Nicolas Carone: The East Hampton Years

Catalogue Essay
by Dore Ashton

During the 1950s there was a lingua franca in New York, and Nicolas Carone was a master speaker. At that time a number of young painters and sculptors convened at what was known as “The Club” and engaged in raucous discussions about what they were about. Out of these informal meetings the lineaments of a new generation’s movement emerged.

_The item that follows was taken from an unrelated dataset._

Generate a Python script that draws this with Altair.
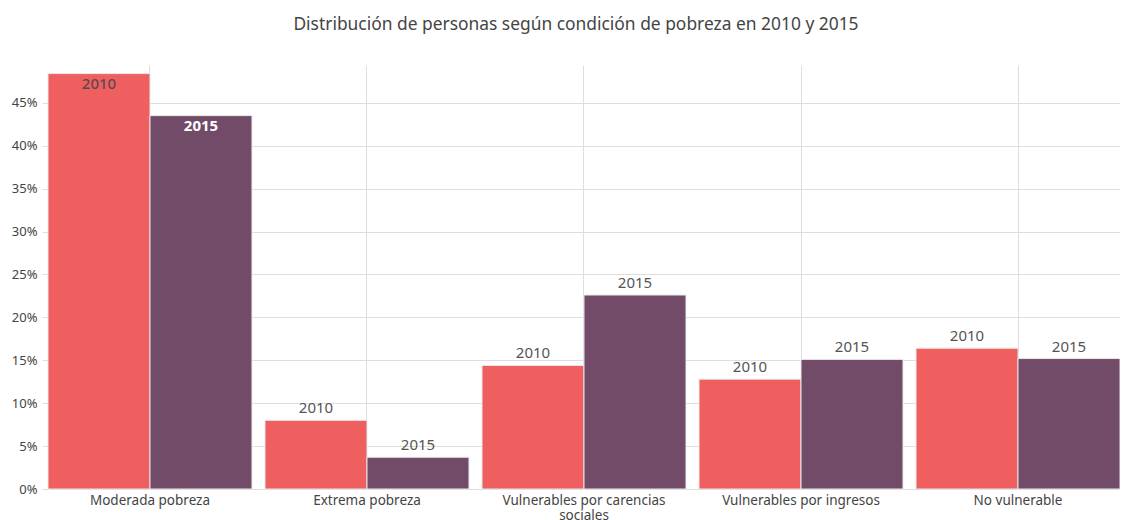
import altair as alt
import pandas as pd

categories = ["Moderada pobreza", "Extrema pobreza", "Vulnerables por carencias sociales",
              "Vulnerables por ingresos", "No vulnerable"]
values_2010 = [0.484, 0.080, 0.144, 0.128, 0.164]
values_2015 = [0.435, 0.037, 0.226, 0.151, 0.152]
years = ["2010", "2015"]
colors = ["#EF5F5F", "#724B69"]

rows = []
for c, v in zip(categories, values_2010):
    rows.append({"categoria": c, "anio": "2010", "valor": v})
for c, v in zip(categories, values_2015):
    rows.append({"categoria": c, "anio": "2015", "valor": v})
df = pd.DataFrame(rows)

FONT = "Noto Sans"
GRID = "#dedede"

x_enc = alt.X("categoria:N", sort=categories, title=None,
              scale=alt.Scale(paddingInner=0.06, paddingOuter=0.0),
              axis=alt.Axis(labelAngle=0, grid=True, gridColor=GRID, ticks=False,
                            domain=True, domainColor=GRID, labelFontSize=13.5,
                            labelColor="#444", labelFont=FONT, labelPadding=4, labelLineHeight=15,
                            labelExpr="datum.label == 'Vulnerables por carencias sociales' ? ['Vulnerables por carencias', 'sociales'] : datum.label"))
xo = alt.XOffset("anio:N", sort=years)
y_enc = alt.Y("valor:Q", title=None,
              scale=alt.Scale(domain=[0, 0.494], nice=False),
              axis=alt.Axis(format="%", values=[0, 0.05, 0.10, 0.15, 0.20, 0.25, 0.30, 0.35, 0.40, 0.45],
                            grid=True, gridColor=GRID, ticks=True, tickColor=GRID, tickSize=6,
                            domain=False, labelFontSize=13, labelColor="#444", labelFont=FONT,
                            labelPadding=5))

base = alt.Chart(df).encode(x=x_enc, xOffset=xo, y=y_enc)

bars = base.mark_bar(stroke="#e8e8e8", strokeWidth=1).encode(
    color=alt.Color("anio:N", scale=alt.Scale(domain=years, range=colors), legend=None)
)

above = base.transform_filter("datum.valor < 0.4").mark_text(
    baseline="bottom", dy=-4, fontSize=15, font=FONT, color="#555"
).encode(text="anio:N")

inside_2010 = base.transform_filter("datum.valor >= 0.4 && datum.anio == '2010'").mark_text(
    baseline="top", dy=3, fontSize=15, font=FONT, fontWeight=500, color="#5e4a4c"
).encode(text="anio:N")

inside_2015 = base.transform_filter("datum.valor >= 0.4 && datum.anio == '2015'").mark_text(
    baseline="top", dy=3, fontSize=15, font=FONT, fontWeight="bold", color="#ffffff"
).encode(text="anio:N")

chart = alt.layer(bars, above, inside_2010, inside_2015).properties(
    width=1072, height=424,
    autosize=alt.AutoSizeParams(type="none"),
    padding={"left": 40, "top": 57, "right": 0, "bottom": 40},
    title=alt.TitleParams("Distribución de personas según condición de pobreza en 2010 y 2015",
                          fontSize=17.4, font=FONT, fontWeight="normal", color="#444",
                          offset=32, dx=-8),
).configure_view(stroke=None)

chart.save("out.html", embed_options={"renderer": "svg", "actions": False})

The formal aspects of that studio language were loosely defined as “abstract expressionism,” although very few of its practitioners would have submitted to any confining label. One of its most energetic representatives was Nicolas Carone. He encouraged Eleanor Ward, a woman who appeared unheralded amongst the artists, to open a gallery in a former stable on West 58th Street, where the aroma of leather and hay still lingered. Carone was Ward’s guide to the contemporary art scene. Often comfortably installed at the Stable Gallery entrance, he was for many visitors a helpful kibitzer. At the same time he was working in his own studio, often in a tonal register from black to white that distinguished his work from that of others of his generation, who had taken their cues from such celebrated abstract expressionists as Willem de Kooning and Franz Kline.

Like many of his colleagues, Carone never thought of himself as a “non-objective” painter. He did not hesitate to acknowledge certain experiences with light and shadow, both in his urban studio and in the fields and waters of Springs in East Hampton. In the works of this period—often oils on paper—Carone, more than any others of his generation, worked in a grisaille that suggested moody skies and cloud-shadowed waters.

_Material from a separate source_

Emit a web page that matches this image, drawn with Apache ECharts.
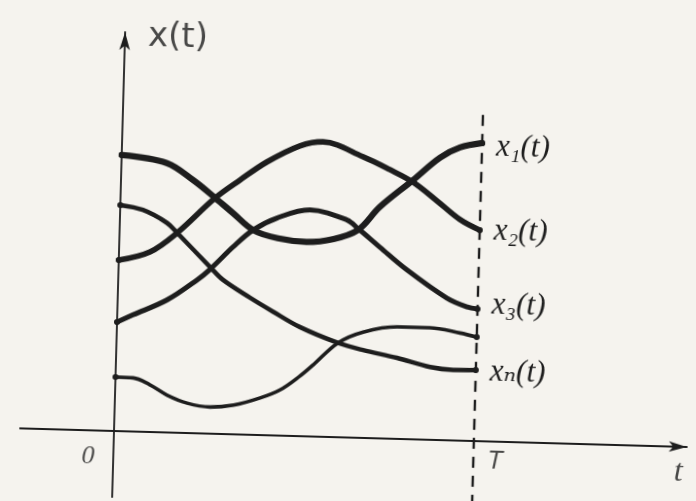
<!DOCTYPE html>
<html>
<head>
<meta charset="utf-8">
<script src="https://cdn.jsdelivr.net/npm/echarts@6/dist/echarts.min.js"></script>
<style>
  html, body { margin: 0; padding: 0; background: #f5f3ee; overflow: hidden; }
  #chart {
    width: 696px; height: 501px;
    /* the whole drawing sits slightly turned, pivoting on the origin */
    transform: rotate(1.6deg);
    transform-origin: 114px 431px;
  }
</style>
</head>
<body>
<div id="chart"></div>
<script>
// Realizations x_i(t) of a random process on the interval [0, T]
const T_END = 10;

const x1T = [0, 1.26, 2.0, 2.63, 3.14, 3.71, 4.4, 5.2, 5.95, 6.62, 7.21, 8.11, 8.84, 9.39, 10];
const x1V = [7.67, 7.48, 7.03, 6.55, 6.14, 5.69, 5.48, 5.4, 5.5, 5.77, 6.43, 7.2, 7.84, 8.14, 8.28];

const x2T = [0, 0.86, 1.6, 2.63, 3.31, 4.04, 4.94, 5.58, 6.7, 7.46, 8.11, 8.79, 9.44, 10];
const x2V = [4.75, 5.0, 5.55, 6.55, 7.07, 7.59, 8.06, 8.19, 7.81, 7.47, 7.14, 6.64, 6.14, 5.86];

const x3T = [0, 0.44, 1.37, 2.19, 2.54, 3.16, 3.71, 4.36, 5.27, 6.31, 6.62, 7.24, 8.01, 9.14, 9.71, 10];
const x3V = [3.03, 3.24, 3.68, 4.26, 4.56, 5.2, 5.69, 6.04, 6.29, 6.04, 5.81, 5.31, 4.7, 3.95, 3.72, 3.67];

const x4T = [0, 0.49, 0.96, 1.44, 2.01, 2.65, 3.3, 4.03, 4.58, 5.12, 5.48, 6.15, 6.84, 7.78, 8.69, 9.53, 10];
const x4V = [1.5, 1.49, 1.31, 1.04, 0.83, 0.74, 0.81, 1.03, 1.27, 1.67, 1.99, 2.62, 2.94, 3.11, 3.11, 2.99, 2.89];

const xnT = [0, 0.63, 1.31, 1.6, 2.54, 2.91, 3.67, 4.32, 5.08, 6.15, 6.85, 7.8, 8.73, 9.37, 10];
const xnV = [6.28, 6.16, 5.82, 5.55, 4.63, 4.28, 3.81, 3.44, 3.03, 2.62, 2.44, 2.25, 2.02, 1.96, 1.97];

const curveNames = ['x\u2081(t)', 'x\u2082(t)', 'x\u2083(t)', '', 'x\u2099(t)'];

// Axis captions
const captionTexts = ['x(t)', '0', 'T', 't'];

// ---- presentation ----
const INK = '#1d1d1d';
const captionAt = [[1.47, 10.98], [-0.7, -0.74], [10.6, -0.57], [15.7, -0.72]];
const captionStyle = [
  { fontSize: 34, fontFamily: 'DejaVu Sans', fontStyle: 'normal' },
  { fontSize: 26, fontFamily: 'Liberation Serif', fontStyle: 'italic' },
  { fontSize: 25, fontFamily: 'Liberation Sans', fontStyle: 'italic' },
  { fontSize: 32, fontFamily: 'Liberation Serif', fontStyle: 'italic' }
];
const widths = [6.2, 5.6, 5, 3.6, 4.5];
const labelShift = [[0, 4], [0, 1], [0, -4], [0, 0], [0, 2]];

const zip = (ts, vs) => ts.map((t, i) => [t, vs[i]]);
const curves = [zip(x1T, x1V), zip(x2T, x2V), zip(x3T, x3V), zip(x4T, x4V), zip(xnT, xnV)];

const chart = echarts.init(document.getElementById('chart'), null, { renderer: 'canvas' });

const axisCommon = {
  type: 'value',
  axisTick: { show: false },
  axisLabel: { show: false },
  splitLine: { show: false }
};

const curveSeries = curves.map((pts, k) => ({
  type: 'line',
  name: curveNames[k],
  data: pts,
  smooth: 0.35,
  showSymbol: true,
  showAllSymbol: true,
  symbol: 'circle',
  symbolSize: (v, p) => (p.dataIndex === 0 || p.dataIndex === pts.length - 1) ? 6 : 0,
  itemStyle: { color: INK },
  lineStyle: { color: INK, width: widths[k], cap: 'round', join: 'round' },
  clip: false,
  silent: true,
  z: 3,
  endLabel: {
    show: curveNames[k] !== '',
    formatter: '{a}',
    distance: 14,
    offset: labelShift[k],
    color: INK,
    fontSize: 31,
    fontStyle: 'italic',
    fontFamily: 'Liberation Serif, DejaVu Serif, serif'
  }
}));

chart.setOption({
  backgroundColor: 'transparent',
  animation: false,
  grid: { left: 20, right: 9, top: 32, bottom: 4 },
  xAxis: Object.assign({}, axisCommon, {
    min: -2.611, max: 15.917,
    axisLine: {
      onZero: true,
      symbol: ['none', 'arrow'],
      symbolSize: [8, 18],
      lineStyle: { color: INK, width: 1.8 }
    }
  }),
  yAxis: Object.assign({}, axisCommon, {
    min: -1.833, max: 11.083,
    axisLine: {
      onZero: true,
      symbol: ['none', 'arrow'],
      symbolSize: [8, 18],
      lineStyle: { color: INK, width: 1.8 }
    }
  }),
  series: curveSeries.concat([
    {
      // the dashed boundary t = T
      type: 'line',
      data: [[T_END, -1.8], [T_END, 9.25]],
      showSymbol: false,
      lineStyle: { color: INK, width: 2.4, type: [11, 8] },
      clip: false,
      silent: true,
      z: 2
    },
    {
      type: 'scatter',
      data: captionAt.map((p, i) => ({
        value: p,
        label: Object.assign({
          show: true,
          position: 'inside',
          formatter: captionTexts[i],
          color: INK
        }, captionStyle[i])
      })),
      symbolSize: 0,
      clip: false,
      silent: true
    }
  ])
});
</script>
</body>
</html>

Carone’s preoccupation with shadows endows his paintings with the kind of visual ambiguity that was highly appreciated during the 1950s and won him a special place in the frequent group exhibitions of the period, such as the famous Ninth Street Show in 1951. Moreover, his willingness to shepherd his fellow painters into what would become landmark exhibitions, the annual group shows at the Stable Gallery, gave him traction for his own paintings in the ever-widening audience for abstract art.

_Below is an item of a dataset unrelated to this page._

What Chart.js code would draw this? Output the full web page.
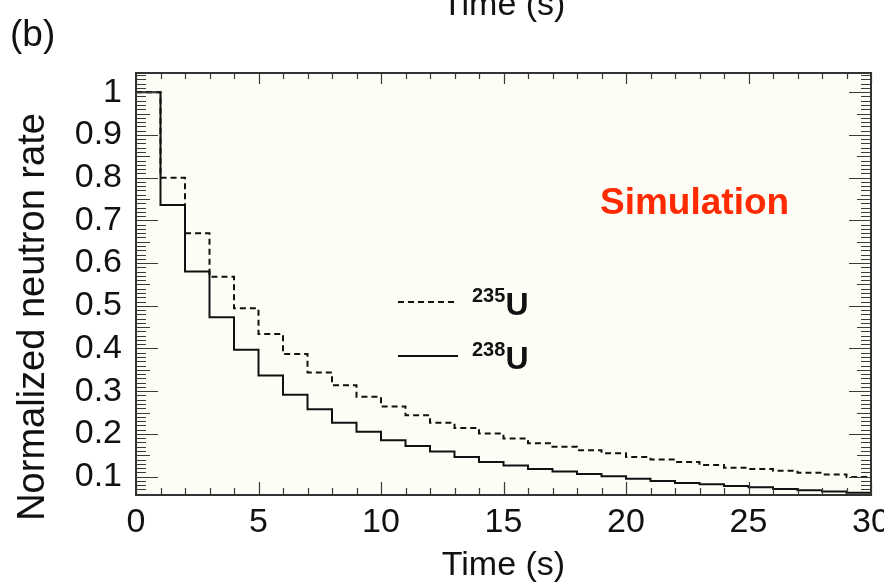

Carone was one of the most knowledgeable artists of his generation, and it was largely thanks to him that Jackson Pollock’s work was included in the Stable Gallery Annual in 1954. Yet for all his loyalty to the older generation, Carone remained true to his own experiences, and his paintings of the 1950s resound with his responses to seaside vistas and the volatile weather conditions he encountered on eastern Long Island. One can as easily receive these paintings as skyscapes or landscapes as one can think of them as pure abstractions.